Elf on the Shelf Report

To: Reginald Lucife <lucife_r@celebritypost.com>
From: EOTS Sandy <consultant835@celebritypost.com>
Subject: Weekly Report

Dear Mister Lucife;

Please find attached my first and last report on host family X. I dare you to print any of this. I assure you that it is all true, and thus not libellous, but these people guard their privacy sufficiently well that you will not find any evidence should the matter be raised in court.

I have been an Elf on the Shelf for seven years now, and have NEVER before been assigned a family that is in this much need of psychiatric and/or legal intervention. However, I was able to maintain a professional demeanour throughout the process and will eventually recover. You will be receiving a bill from my therapist.

I draw your attention to a few specifics.

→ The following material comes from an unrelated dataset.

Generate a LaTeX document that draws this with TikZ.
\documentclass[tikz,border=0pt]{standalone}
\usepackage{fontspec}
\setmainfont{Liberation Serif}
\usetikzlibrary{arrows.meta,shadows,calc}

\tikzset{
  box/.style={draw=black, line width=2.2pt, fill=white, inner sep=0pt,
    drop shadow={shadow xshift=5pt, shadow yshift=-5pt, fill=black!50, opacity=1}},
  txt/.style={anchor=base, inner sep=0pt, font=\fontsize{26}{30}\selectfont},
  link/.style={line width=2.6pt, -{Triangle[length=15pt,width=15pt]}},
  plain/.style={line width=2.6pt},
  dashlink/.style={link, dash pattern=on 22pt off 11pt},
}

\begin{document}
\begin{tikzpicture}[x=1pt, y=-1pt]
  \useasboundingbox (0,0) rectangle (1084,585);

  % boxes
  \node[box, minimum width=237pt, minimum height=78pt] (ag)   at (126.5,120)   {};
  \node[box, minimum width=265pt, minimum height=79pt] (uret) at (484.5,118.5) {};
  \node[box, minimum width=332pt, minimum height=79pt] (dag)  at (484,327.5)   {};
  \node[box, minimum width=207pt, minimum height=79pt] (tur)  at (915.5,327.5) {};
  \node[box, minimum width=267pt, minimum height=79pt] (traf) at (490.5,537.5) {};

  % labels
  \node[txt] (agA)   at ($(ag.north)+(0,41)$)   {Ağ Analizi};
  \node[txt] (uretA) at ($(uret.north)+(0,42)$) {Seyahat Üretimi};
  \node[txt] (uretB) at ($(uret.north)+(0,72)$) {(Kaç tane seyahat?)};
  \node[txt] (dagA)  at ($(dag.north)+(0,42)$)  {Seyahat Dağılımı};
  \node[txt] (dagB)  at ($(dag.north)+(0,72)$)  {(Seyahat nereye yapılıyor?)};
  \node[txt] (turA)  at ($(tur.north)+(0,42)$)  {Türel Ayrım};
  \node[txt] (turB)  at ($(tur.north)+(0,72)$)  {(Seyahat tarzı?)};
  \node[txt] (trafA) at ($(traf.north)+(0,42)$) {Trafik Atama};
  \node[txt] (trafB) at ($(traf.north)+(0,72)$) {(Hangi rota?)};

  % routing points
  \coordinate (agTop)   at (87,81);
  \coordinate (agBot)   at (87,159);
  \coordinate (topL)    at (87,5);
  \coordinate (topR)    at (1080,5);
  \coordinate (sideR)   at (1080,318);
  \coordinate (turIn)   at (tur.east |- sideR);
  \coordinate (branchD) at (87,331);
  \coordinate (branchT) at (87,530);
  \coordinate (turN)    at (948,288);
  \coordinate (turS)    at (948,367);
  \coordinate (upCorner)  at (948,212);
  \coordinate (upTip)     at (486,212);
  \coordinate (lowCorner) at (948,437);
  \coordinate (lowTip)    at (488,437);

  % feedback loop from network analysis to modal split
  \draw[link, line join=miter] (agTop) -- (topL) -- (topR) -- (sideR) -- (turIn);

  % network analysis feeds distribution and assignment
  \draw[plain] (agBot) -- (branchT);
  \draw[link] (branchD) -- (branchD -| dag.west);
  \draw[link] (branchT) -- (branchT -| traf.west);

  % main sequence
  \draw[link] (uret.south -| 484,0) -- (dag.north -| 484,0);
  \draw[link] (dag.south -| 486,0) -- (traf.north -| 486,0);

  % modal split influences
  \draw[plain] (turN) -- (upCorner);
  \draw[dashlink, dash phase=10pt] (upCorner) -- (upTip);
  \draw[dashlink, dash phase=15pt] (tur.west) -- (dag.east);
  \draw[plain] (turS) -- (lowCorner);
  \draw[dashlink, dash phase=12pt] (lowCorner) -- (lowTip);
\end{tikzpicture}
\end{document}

1. Every member of the family performed the unusual act noted in item 1, with the sole exception of daughter E, who said she wouldn’t even touch me until I had been washed. Twice.

2. My hat was permanently damaged by item 4. You will also be receiving a bill for that.

3. After item 7, I never want to see that part of the human anatomy from that distance again, especially son J.

4. My plastic nose left a permanent mark in the living room wall (item 9).

5. I still smell of melted chocolate, which is not so bad, actually.

6. The object inserted into my torso in item 21 is still there. Considering how painful it was to put in, I may simply leave it there. On the other hand, I dread what will happen when the batteries need to be changed.

7. I was only buried in the back yard for half a day.

8. After item 27, I am not certain why daughter E was so picky about my being washed.

9. It does indeed hurt to have all your stuffing removed and your head squished (see items 21, 29 and 43), and being dried in a warm oven is uncomfortable to say the least.

In summary you should find this report interesting reading, but I doubt you will find more than the most superficial items printable. I still expect partial payment for my week of service, as you hired me without agreement that the material found would or could be printed (see clause 17.03.2(a) of our contract). I can be reached care of daughter E.